The step taken by the House of Representatives towards fixing the Nigerian economy is laudable. The House should ensure that the investigation is not only properly carried out but that its report should be urgently made available to the authorities for immediate implementation. Certainly, adopting the U.S. dollar for use in Nigeria, alongside Nigeria’s national currency, would require complex legal and regulatory frameworks, potentially leading to confusion and difficulties in enforcement and compliance. Such a policy perpetuates a high inflationary rate for the country. With dollarisation, Nigeria might be forced to relinquish control over its monetary policy. The Central Bank of Nigeria (CBN) would not have the ability to set interest rates or adjust the money supply to manage inflation, unemployment, or economic growth effectively. The exchange rate of the U.S. dollar is influenced by various factors, including the U.S. economy, geopolitical events, and global demand for the dollar. As a result, using the U.S. dollar as a legal tender in Nigeria can expose the Nigerian economy to significant exchange rate risks, impacting trade balances and overall economic stability.

Besides, using the U.S. dollar for day-to-day transactions in Nigeria can create dependency on the economic stability and policies of the United States. It would mean that economic decisions made by the U.S. can have direct consequences on the Nigerian economy, which may not always align with Nigeria’s economic interests and may jeopardise Nigeria’s economic policies. Adopting the U.S. dollar as a legal tender can exacerbate socioeconomic inequalities within the country, as is already being witnessed in Nigeria. Those with access to U.S. dollars, such as rich Nigerian politicians, wealthy individuals, or multinational corporations, may have an advantage over others in transactions, investments, and financial stability. If the U.S. dollar is readily accepted and used within Nigeria, there is a risk of capital flight. Nigerians would prefer to hold their wealth in U.S. dollars due to perceived stability, leading to a drain of capital from the Nigerian financial system; and thus undermining Nigeria as a sovereign country.

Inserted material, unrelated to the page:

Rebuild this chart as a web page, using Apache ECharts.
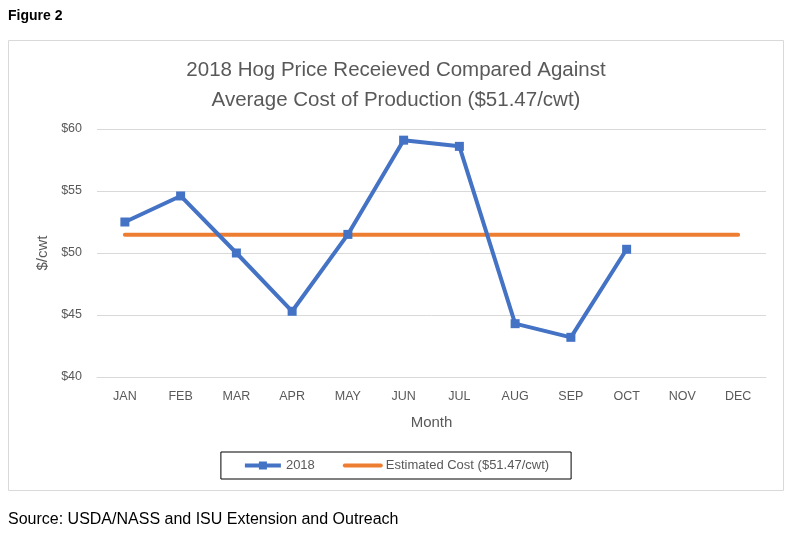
<!DOCTYPE html>
<html>
<head>
<meta charset="utf-8">
<script src="https://cdn.jsdelivr.net/npm/echarts@6/dist/echarts.min.js"></script>
<style>
html,body{margin:0;padding:0;background:#fff;}
#chart{width:792px;height:535px;}
</style>
</head>
<body>
<div id="chart"></div>
<script>
const months = ['JAN','FEB','MAR','APR','MAY','JUN','JUL','AUG','SEP','OCT','NOV','DEC'];
const price2018 = [52.5, 54.6, 50.0, 45.3, 51.5, 59.1, 58.6, 44.3, 43.2, 50.3, null, null];
const estCost = [51.47, 51.47, 51.47, 51.47, 51.47, 51.47, 51.47, 51.47, 51.47, 51.47, 51.47, 51.47];
const yTicks = [40, 45, 50, 55, 60];

const FONT = 'Liberation Sans';
const chart = echarts.init(document.getElementById('chart'));
chart.setOption({
  backgroundColor: '#fff',
  animation: false,
  textStyle: { fontFamily: FONT },
  title: [
    { text: 'Figure 2', left: 3, top: 4, textStyle: { fontFamily: FONT, fontSize: 14, fontWeight: 'bold', color: '#000' } },
    { text: '2018 Hog Price Receieved Compared Against\nAverage Cost of Production ($51.47/cwt)', left: 391, textAlign: 'center', top: 50,
      textStyle: { fontFamily: FONT, fontSize: 20.5, fontWeight: 'normal', color: '#595959', lineHeight: 30 } },
    { text: 'Source: USDA/NASS and ISU Extension and Outreach', left: 3, top: 507, textStyle: { fontFamily: FONT, fontSize: 16, fontWeight: 'normal', color: '#000' } }
  ],
  graphic: [
    { type: 'rect', shape: { x: 8.5, y: 40.5, width: 775, height: 450 }, style: { fill: 'none', stroke: '#d9d9d9', lineWidth: 1 }, z: -1 }
  ],
  grid: { left: 97, right: 26, top: 129, bottom: 158, containLabel: false },
  xAxis: {
    type: 'category', data: months, boundaryGap: true,
    name: 'Month', nameLocation: 'middle', nameGap: 38,
    nameTextStyle: { color: '#595959', fontSize: 15, fontFamily: FONT },
    axisLine: { show: true, lineStyle: { color: '#d9d9d9' } },
    axisTick: { show: false },
    axisLabel: { color: '#595959', fontSize: 12.5, margin: 13, fontFamily: FONT }
  },
  yAxis: {
    type: 'value', min: 40, max: 60, interval: 5,
    name: '$/cwt', nameLocation: 'middle', nameGap: 43, nameRotate: 90,
    nameTextStyle: { color: '#595959', fontSize: 15, fontFamily: FONT },
    axisLine: { show: false }, axisTick: { show: false },
    splitLine: { lineStyle: { color: '#d9d9d9', width: 1 } },
    axisLabel: { color: '#595959', fontSize: 12.5, margin: 15, fontFamily: FONT, formatter: v => '$' + v }
  },
  legend: {
    bottom: 56, left: 'center',
    padding: [7, 22, 7, 22],
    borderColor: '#000', borderWidth: 1,
    itemWidth: 36, itemHeight: 10, itemGap: 28,
    lineStyle: { width: 4 },
    textStyle: { color: '#595959', fontSize: 13, fontFamily: FONT },
    data: ['2018', { name: 'Estimated Cost ($51.47/cwt)', itemStyle: { opacity: 0 } }]
  },
  series: [
    { name: 'Estimated Cost ($51.47/cwt)', type: 'line', data: estCost, symbol: 'none',
      lineStyle: { color: '#ed7d31', width: 4, cap: 'round' }, itemStyle: { color: '#ed7d31' }, z: 2 },
    { name: '2018', type: 'line', data: price2018, symbol: 'rect', symbolSize: 9,
      lineStyle: { color: '#4472c4', width: 4 }, itemStyle: { color: '#4472c4' }, z: 3 }
  ]
});
</script>
</body>
</html>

A country’s currency is often a symbol of its independence, culture, and economic self-determination. Therefore, having the U.S. dollar as a legal tender in Nigeria may destabilise the sovereignty and national identity of Nigeria. Dollarisation of the Nigerian economy will lead to the loss of the country’s monetary policy autonomy and the loss of exchange rate instruments. It will also result in the nation losing the right to its autonomous monetary and exchange rate policies, even in times of financial emergency.

More importantly, by virtue of Section 20 of the CBN Act 2007, it is illegal for persons and businesses in Nigeria to price goods and services supplied in Nigeria in foreign currency. The Act states, inter alia, that ‘the currency notes issued by the Bank shall be legal tender in Nigeria…for the payment of any amount.’ Furthermore, the Act stipulates that anyone who contravenes this provision is guilty of an offence and shall be liable, on conviction, to a prescribed fine or six months’ imprisonment.

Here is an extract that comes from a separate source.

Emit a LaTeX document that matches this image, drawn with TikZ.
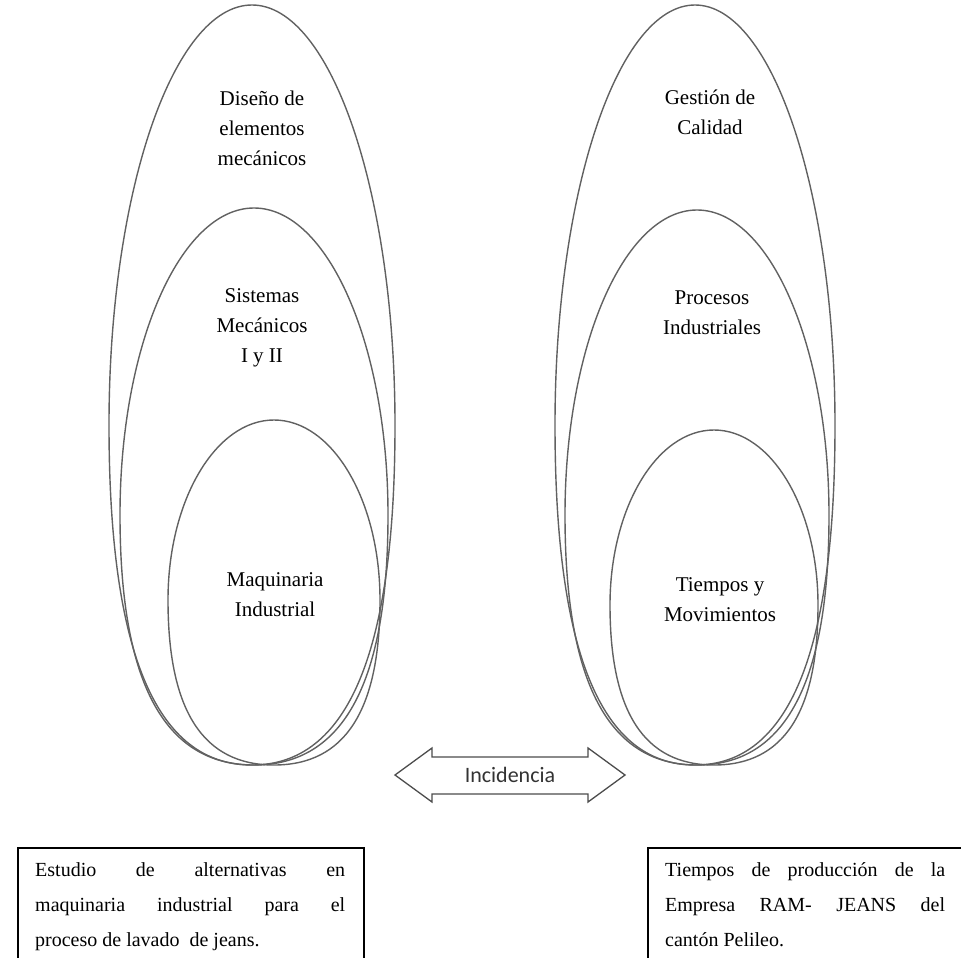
\documentclass[tikz,border=0pt]{standalone}
\usepackage{fontspec}
\setmainfont{Liberation Serif}
\newfontfamily\calib{Carlito}
% #1 cx, #2 cy (widest line), #3 rx, #4 top half-height, #5 bottom half-height
\newcommand\eggshape[5]{%
  \draw[ell] ({#1-#3},{#2})
    .. controls ({#1-#3},{#2-0.5523*#4}) and ({#1-0.5523*#3},{#2-#4}) .. ({#1},{#2-#4})
    .. controls ({#1+0.5523*#3},{#2-#4}) and ({#1+#3},{#2-0.5523*#4}) .. ({#1+#3},{#2})
    .. controls ({#1+#3},{#2+0.67*#5}) and ({#1+0.67*#3},{#2+#5}) .. ({#1},{#2+#5})
    .. controls ({#1-0.67*#3},{#2+#5}) and ({#1-#3},{#2+0.67*#5}) .. ({#1-#3},{#2}) -- cycle;}
\begin{document}
\begin{tikzpicture}[x=1pt,y=-1pt,
  ell/.style={draw=black!62, line width=1.4pt},
  lbl/.style={align=center, font=\fontsize{21}{30}\selectfont, inner sep=0pt},
  boxtxt/.style={align=justify, font=\fontsize{20}{35}\selectfont, inner sep=0pt, anchor=north west},
  frame/.style={draw=black, line width=1.4pt},
  arr/.style={draw=black!70, line width=1.3pt, line join=miter}]
\useasboundingbox (0,0) rectangle (961,958);
% left group
\eggshape{252}{425}{143}{420}{340}
\eggshape{254}{515}{134}{307}{250}
\eggshape{274}{600}{106}{180}{165}
\node[lbl] (t1) at (262,128) {Diseño de\\elementos\\mecánicos};
\node[lbl] (t2) at (262,328) {Sistemas\\Mecánicos\\I y II};
\node[lbl] (t3) at (275,595) {Maquinaria\\Industrial};
% right group
\eggshape{695}{425}{140}{420}{340}
\eggshape{697}{515}{132}{305}{250}
\eggshape{714}{605}{104}{175}{160}
\node[lbl] (t4) at (710,112) {Gestión de\\Calidad};
\node[lbl] (t5) at (712,313) {Procesos\\Industriales};
\node[lbl] (t6) at (720,600) {Tiempos y\\Movimientos};
% arrow
\draw[arr] (395,775) -- (432,748) -- (432,757) -- (588,757) -- (588,748) -- (625,775)
  -- (588,802) -- (588,794) -- (432,794) -- (432,802) -- cycle;
\node[font=\calib\fontsize{22}{26}\selectfont, text=black!80, inner sep=0pt] (inc) at (510,775) {Incidencia};
% boxes
\draw[frame] (18,962) -- (18,848) -- (364,848) -- (364,962);
\draw[frame] (648,962) -- (648,848) -- (966,848);
\node[boxtxt, text width=310pt] (b1) at (35,862) {Estudio de alternativas en\linebreak maquinaria industrial para el\linebreak proceso de lavado\ \ de jeans.};
\node[boxtxt, text width=280pt] (b2) at (665,862) {Tiempos de producción de la\linebreak Empresa RAM- JEANS del\linebreak cantón Pelileo.};
\end{tikzpicture}
\end{document}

That is the law in Nigeria. Unfortunately, in practice, the CBN Act is flatly being contravened in Nigeria. Politicians and public office holders in Nigeria are believed to be at the top of those contravening this provision without any repercussions. During the last party political primaries and elections in Nigeria, there was strong suspicion that the Nigerian economy was dollarised by the politicians. Besides this, other proponents of dollarisation argue that the fact of the Naira being stipulated by law as legal tender does not amount to the exclusion of the voluntary adoption of the dollar or other media of exchange between contracting or trading parties. This explains why, despite the CBN Act, goods and services are being priced in U.S. dollars in the lobbies of luxury hotels, shopping malls, supermarkets, night clubs, party halls, and expensive boutiques across Nigeria, especially in Abuja. Even multinational firms, especially oil and gas companies, allegedly pay their workers in dollars; a practice seemingly condoned and seen to confer high social class in every corner of the country.

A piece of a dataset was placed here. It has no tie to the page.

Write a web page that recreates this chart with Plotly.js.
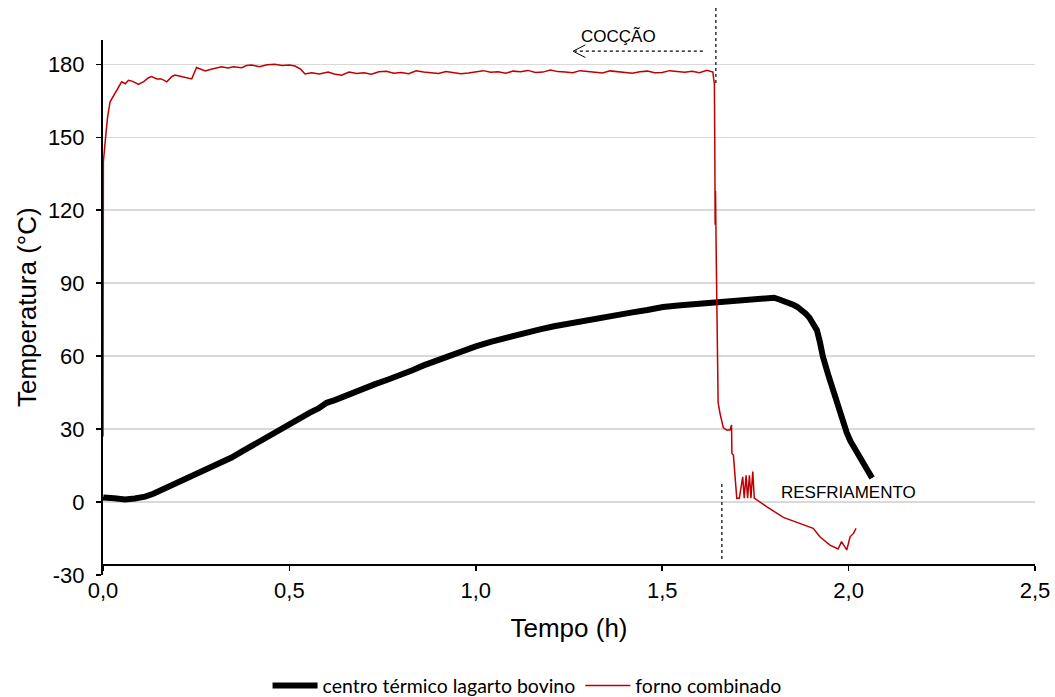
<!DOCTYPE html>
<html>
<head>
<meta charset="utf-8">
<script src="https://cdn.plot.ly/plotly-3.0.1.min.js"></script>
<style>html,body{margin:0;padding:0;background:#fff;}#chart{width:1055px;height:697px;}</style>
</head>
<body>
<div id="chart"></div>
<script>
// Centro térmico (lagarto bovino)
const tempoCentro = [0, 0.001, 0.03, 0.059, 0.085, 0.113, 0.135, 0.157, 0.185, 0.211, 0.24, 0.265, 0.29, 0.318, 0.345, 0.372, 0.4, 0.426, 0.45, 0.479, 0.505, 0.533, 0.555, 0.578, 0.59, 0.6, 0.622, 0.663, 0.7, 0.73, 0.765, 0.797, 0.83, 0.86, 0.89, 0.923, 0.96, 1.0, 1.04, 1.08, 1.125, 1.172, 1.21, 1.25, 1.29, 1.333, 1.375, 1.42, 1.46, 1.502, 1.55, 1.6, 1.644, 1.7, 1.75, 1.781, 1.8, 1.816, 1.83, 1.843, 1.853, 1.862, 1.875, 1.885, 1.895, 1.905, 1.915, 1.923, 1.931, 1.945, 1.958, 1.972, 1.985, 1.995, 2.005, 2.023, 2.035, 2.045, 2.055, 2.063];
const tempCentro  = [2.0, 1.9, 1.6, 1.1, 1.5, 2.2, 3.4, 4.9, 6.8, 8.6, 10.6, 12.5, 14.0, 15.9, 18.3, 20.7, 23.2, 25.5, 27.6, 30.3, 32.7, 35.1, 36.8, 38.5, 40.0, 40.8, 41.9, 44.6, 46.8, 48.5, 50.4, 52.0, 54.2, 56.2, 58.0, 60.0, 62.0, 64.0, 65.9, 67.6, 69.4, 71.0, 72.3, 73.5, 74.6, 75.6, 76.8, 78.0, 79.0, 80.2, 80.9, 81.5, 82.0, 83.0, 83.8, 84.2, 84.0, 83.2, 82.6, 81.8, 81.0, 80.3, 78.9, 77.5, 75.8, 73.6, 70.7, 65.8, 59.8, 52.5, 46.0, 39.0, 32.5, 28.5, 25.0, 20.0, 17.0, 14.5, 12.0, 9.9];

// Forno combinado
const tempoForno = [0, 0.001, 0.007, 0.012, 0.019, 0.028, 0.037, 0.05, 0.06, 0.068, 0.08, 0.095, 0.11, 0.121, 0.13, 0.145, 0.157, 0.171, 0.185, 0.193, 0.21, 0.225, 0.238, 0.251, 0.262, 0.274, 0.29, 0.305, 0.318, 0.335, 0.35, 0.372, 0.385, 0.399, 0.42, 0.44, 0.461, 0.48, 0.5, 0.515, 0.53, 0.542, 0.56, 0.58, 0.604, 0.62,
  0.64, 0.66, 0.68, 0.70, 0.72, 0.74, 0.76, 0.78, 0.80, 0.82, 0.84, 0.86, 0.88, 0.90, 0.92, 0.94, 0.96, 0.98, 1.00, 1.02, 1.04, 1.06, 1.08, 1.10, 1.12, 1.14, 1.16, 1.18, 1.20, 1.22, 1.24, 1.26, 1.28, 1.30, 1.32, 1.34, 1.36, 1.38, 1.40, 1.42, 1.44, 1.46, 1.48, 1.50, 1.52, 1.54, 1.56, 1.58, 1.60, 1.62, 1.636,
  1.638, 1.640, 1.641, 1.642, 1.643, 1.645, 1.648, 1.650, 1.655, 1.660, 1.664, 1.673, 1.682, 1.686, 1.687, 1.691, 1.700, 1.707, 1.716, 1.720, 1.725, 1.729, 1.734, 1.738, 1.743, 1.747, 1.780, 1.825, 1.870, 1.905, 1.923, 1.950, 1.972, 1.981, 1.995, 2.004, 2.013, 2.020];
const tempForno  = [27, 140, 150, 158, 164.6, 167, 169, 172.8, 172, 173.4, 173, 171.7, 173, 174.4, 175, 174, 174, 172.8, 175, 175.6, 175, 174.5, 174, 178.7, 178, 177.3, 178, 178.5, 179, 178.5, 179, 178.6, 179.5, 179.7, 179, 179.8, 180, 179.5, 179.7, 179.3, 178, 176, 176.5, 176, 176.8, 176,
  175.5, 176.8, 176.2, 176.5, 175.9, 176.9, 177.1, 176.3, 176.6, 176.1, 177.3, 176.8, 176.5, 176.2, 177.0, 176.6, 176.1, 176.4, 176.9, 177.4, 176.7, 176.9, 176.3, 177.2, 176.9, 177.5, 176.6, 176.8, 177.7, 177.0, 176.8, 176.5, 177.4, 177.1, 176.6, 176.4, 177.3, 177.0, 176.6, 176.3, 176.9, 177.2, 176.5, 176.6, 177.4, 176.9, 176.7, 177.1, 176.5, 177.5, 176.8,
  174, 172, 150, 114, 128, 100, 60, 41, 36.5, 33, 30.5, 29.6, 29.6, 31.7, 20, 19.3, 1.6, 1.6, 10.4, 1.6, 11, 1.6, 11, 1.6, 12.5, 1.6, -1.9, -6.3, -8.8, -10.8, -14.3, -17.7, -19.3, -16.3, -19.7, -14.3, -12.9, -10.8];

const xTickVals = [0, 0.5, 1.0, 1.5, 2.0, 2.5];
const xTickText = ["0,0", "0,5", "1,0", "1,5", "2,0", "2,5"];
const yTickVals = [-30, 0, 30, 60, 90, 120, 150, 180];
const yTickText = ["-30", "0", "30", "60", "90", "120", "150", "180"];

const FONT = 'Liberation Sans, Arial, sans-serif';

const traces = [
  {x: tempoCentro, y: tempCentro, mode: 'lines', name: 'centro térmico lagarto bovino',
   line: {color: '#000000', width: 6}, xaxis: 'x', yaxis: 'y'},
  {x: tempoForno, y: tempForno, mode: 'lines', name: 'forno combinado',
   line: {color: '#c00000', width: 1.5}, xaxis: 'x', yaxis: 'y'},
  {x: [0, 2.5], y: [-40, -40], mode: 'lines', showlegend: false, hoverinfo: 'skip',
   line: {color: 'rgba(0,0,0,0)'}, xaxis: 'x2', yaxis: 'y'}
];

const layout = {
  width: 1055, height: 697,
  margin: {l: 103, r: 20, t: 40, b: 122, autoexpand: false},
  paper_bgcolor: '#ffffff', plot_bgcolor: '#ffffff',
  font: {family: FONT, color: '#000000', size: 22},
  showlegend: true,
  legend: {orientation: 'h', x: 0.455, xanchor: 'center', y: -0.207, yanchor: 'middle',
           font: {family: 'Lato, sans-serif', size: 19.5}, itemwidth: 45},
  xaxis: {range: [0, 2.5], tickvals: xTickVals, ticktext: xTickText, showgrid: false,
          zeroline: false, showline: false, ticks: '',
          tickfont: {size: 22, family: FONT},
          title: {text: 'Tempo (h)', font: {size: 26, family: FONT}, standoff: 16}},
  xaxis2: {range: [0, 2.5], overlaying: 'x', anchor: 'free', position: 0.019, side: 'bottom',
           tickvals: xTickVals, showticklabels: false, showgrid: false, zeroline: false,
           showline: true, linecolor: '#000000', linewidth: 2,
           ticks: 'outside', ticklen: 5, tickwidth: 1.5, tickcolor: '#000000'},
  yaxis: {range: [-30, 190], tickvals: yTickVals, ticktext: yTickText,
          showgrid: true, gridcolor: '#d9d9d9', gridwidth: 1.5,
          zeroline: false, showline: true, linecolor: '#000000', linewidth: 2,
          ticks: 'outside', ticklen: 5, tickwidth: 1.5, tickcolor: '#000000',
          ticklabelstandoff: 7,
          tickfont: {size: 22, family: FONT}},
  shapes: [
    {type: 'line', xref: 'x', yref: 'y', x0: 1.609, x1: 1.266, y0: 185.4, y1: 185.4,
     line: {color: '#000000', width: 1.2, dash: 'dot'}},
    {type: 'line', xref: 'x', yref: 'y', x0: 1.261, x1: 1.294, y0: 185.4, y1: 188.0,
     line: {color: '#000000', width: 1}},
    {type: 'line', xref: 'x', yref: 'y', x0: 1.261, x1: 1.294, y0: 185.4, y1: 182.8,
     line: {color: '#000000', width: 1}},
    {type: 'line', xref: 'x', yref: 'paper', x0: 1.644, x1: 1.644, y0: 1.06, y1: 0.916,
     line: {color: '#000000', width: 1.2, dash: 'dot'}},
    {type: 'line', xref: 'x', yref: 'paper', x0: 1.660, x1: 1.660, y0: 0.170, y1: 0.028,
     line: {color: '#000000', width: 1.2, dash: 'dot'}}
  ],
  annotations: [
    {text: 'Temperatura (°C)', xref: 'paper', yref: 'paper', x: -0.0815, y: 0.501, showarrow: false,
     textangle: -90, font: {size: 26, family: FONT}, xanchor: 'center', yanchor: 'middle'},
    {text: 'COCÇÃO', xref: 'x', yref: 'paper', x: 1.382, y: 1.006, showarrow: false,
     font: {size: 17, family: FONT}, xanchor: 'center', yanchor: 'middle'},
    {text: 'RESFRIAMENTO', xref: 'x', yref: 'y', x: 2.001, y: 4.1, showarrow: false,
     font: {size: 17, family: FONT}, xanchor: 'center', yanchor: 'middle'}
  ]
};

Plotly.newPlot('chart', traces, layout, {displayModeBar: false, staticPlot: true});
</script>
</body>
</html>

Dollarisation has gained prominence in Nigeria because the Naira has lost its value. Contracting parties in Nigeria prefer the dollar to the Naira as a means of exchanging goods and services, simply because the value of the Naira is constantly fluctuating and unstable. Therefore, rather than worry that the dollar is surreptitiously becoming a legal tender in Nigeria, the Tinubu government, the CBN, and the country’s monetary authorities should work hard to stabilise the Naira. Strengthening the Naira can enhance stability and credibility in the international market. A stronger Naira implies that the government has control over its monetary policy and can maintain stability. As the House of Representatives has rightly pointed out, the CBN should squarely address the impact of the falling Naira against the U.S. dollar and other currencies.

The CBN should implement monetary policy adjustments to stabilise the Naira, address speculative activities in the forex market, and increase the withdrawal limit of the Naira to reduce pressure on the U.S. dollar and other foreign currencies. As the House of Representatives also rightly suggested, the Federal Government should formulate policies and structural reforms to reduce corruption and promote economic diversification within the nation’s economy.